▶ [What the exercise asks]
Identify all lines below that hold "this" and collect them.

▶ [Available data]

begin

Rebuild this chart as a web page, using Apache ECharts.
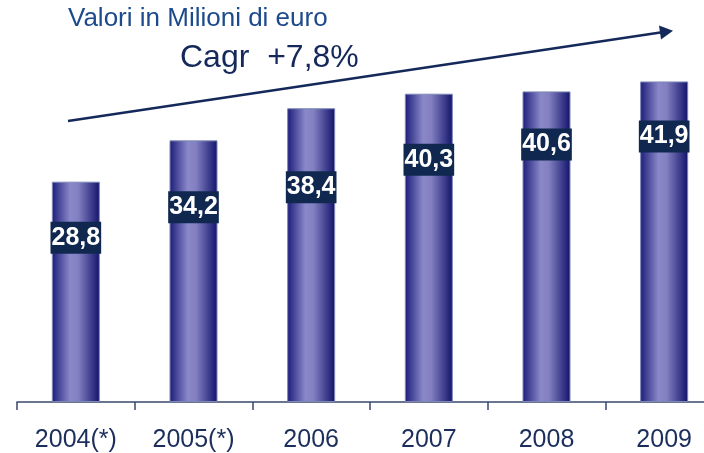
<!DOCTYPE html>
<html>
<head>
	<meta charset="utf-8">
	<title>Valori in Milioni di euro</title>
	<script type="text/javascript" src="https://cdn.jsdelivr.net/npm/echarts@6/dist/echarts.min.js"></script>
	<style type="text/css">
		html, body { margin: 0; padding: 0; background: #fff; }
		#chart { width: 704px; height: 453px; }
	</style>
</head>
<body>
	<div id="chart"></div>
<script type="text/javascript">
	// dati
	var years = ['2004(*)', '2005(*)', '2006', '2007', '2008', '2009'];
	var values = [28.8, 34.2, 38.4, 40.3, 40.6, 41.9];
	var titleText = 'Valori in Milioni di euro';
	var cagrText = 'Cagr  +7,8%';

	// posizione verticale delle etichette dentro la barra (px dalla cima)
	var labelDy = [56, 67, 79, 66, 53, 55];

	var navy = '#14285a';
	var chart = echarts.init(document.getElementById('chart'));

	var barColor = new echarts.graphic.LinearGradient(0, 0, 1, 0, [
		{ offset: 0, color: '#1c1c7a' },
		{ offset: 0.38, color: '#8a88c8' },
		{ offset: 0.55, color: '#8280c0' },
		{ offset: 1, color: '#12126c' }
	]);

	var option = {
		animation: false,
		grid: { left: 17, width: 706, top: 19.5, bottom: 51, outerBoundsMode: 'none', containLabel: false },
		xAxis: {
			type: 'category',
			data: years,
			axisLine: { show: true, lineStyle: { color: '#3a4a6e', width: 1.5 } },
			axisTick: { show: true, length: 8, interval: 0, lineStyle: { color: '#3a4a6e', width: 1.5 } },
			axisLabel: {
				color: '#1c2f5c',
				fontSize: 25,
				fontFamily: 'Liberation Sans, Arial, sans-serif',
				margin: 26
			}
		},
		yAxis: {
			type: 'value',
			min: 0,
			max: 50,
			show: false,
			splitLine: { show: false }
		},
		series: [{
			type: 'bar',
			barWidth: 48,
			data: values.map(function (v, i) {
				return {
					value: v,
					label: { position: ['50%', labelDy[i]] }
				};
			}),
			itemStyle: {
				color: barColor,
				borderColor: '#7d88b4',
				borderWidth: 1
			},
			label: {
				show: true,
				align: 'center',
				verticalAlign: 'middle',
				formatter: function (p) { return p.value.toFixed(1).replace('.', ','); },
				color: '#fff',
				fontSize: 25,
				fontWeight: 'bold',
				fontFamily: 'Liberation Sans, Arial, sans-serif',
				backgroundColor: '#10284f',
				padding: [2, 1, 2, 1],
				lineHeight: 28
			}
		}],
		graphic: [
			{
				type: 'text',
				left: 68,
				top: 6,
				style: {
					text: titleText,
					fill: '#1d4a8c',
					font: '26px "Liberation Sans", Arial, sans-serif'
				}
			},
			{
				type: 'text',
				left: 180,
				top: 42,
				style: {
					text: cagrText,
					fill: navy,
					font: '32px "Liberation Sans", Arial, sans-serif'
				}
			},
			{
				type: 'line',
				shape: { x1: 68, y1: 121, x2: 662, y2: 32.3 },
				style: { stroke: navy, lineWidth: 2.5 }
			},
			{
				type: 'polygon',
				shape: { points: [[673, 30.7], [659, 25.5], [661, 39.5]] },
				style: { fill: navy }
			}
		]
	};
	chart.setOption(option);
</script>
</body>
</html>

end
begin

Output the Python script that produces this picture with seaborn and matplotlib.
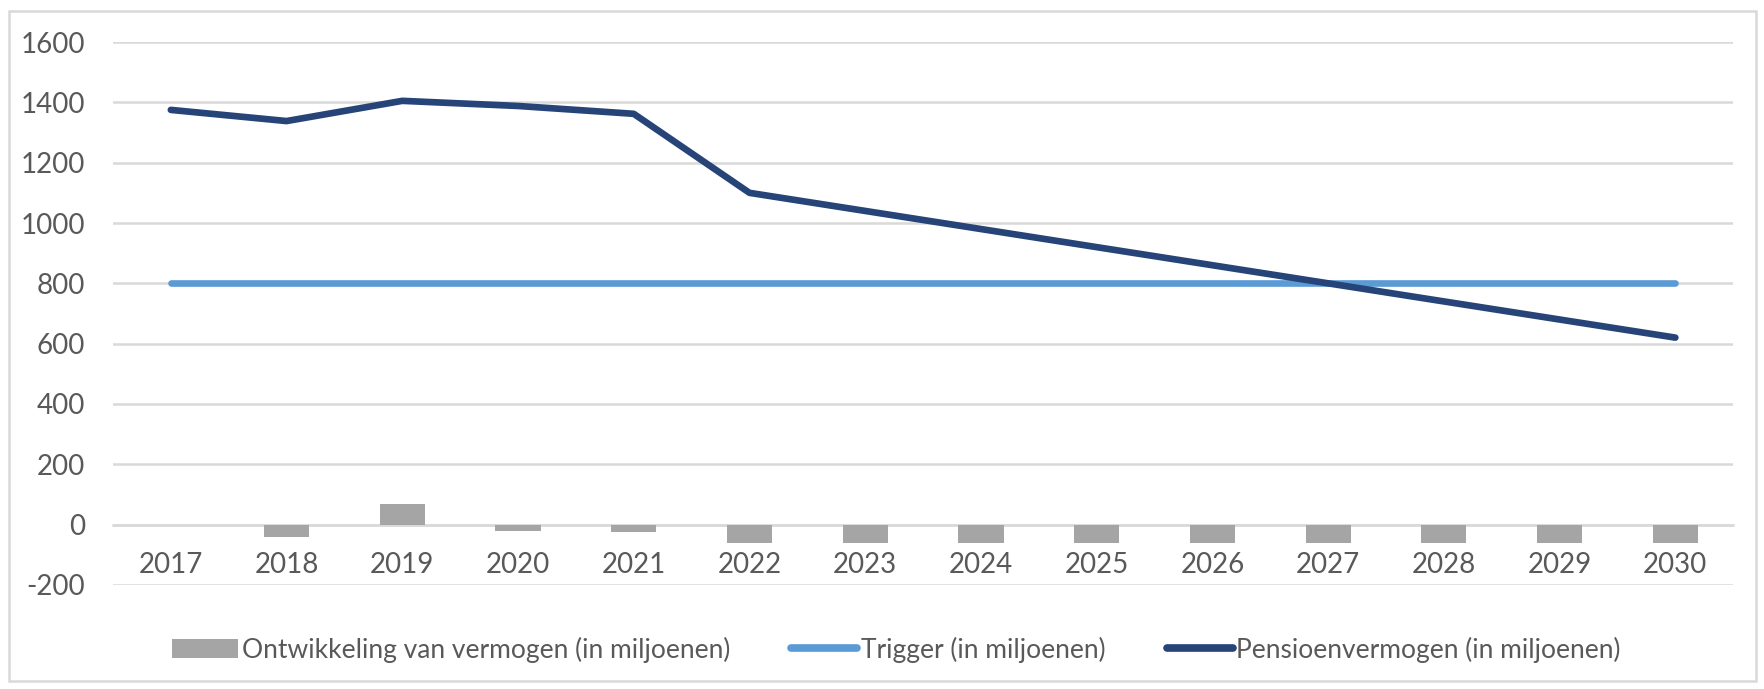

end

▶ [Expected output]
Rebuild this chart as a web page, using Apache ECharts.
Output the Python script that produces this picture with seaborn and matplotlib.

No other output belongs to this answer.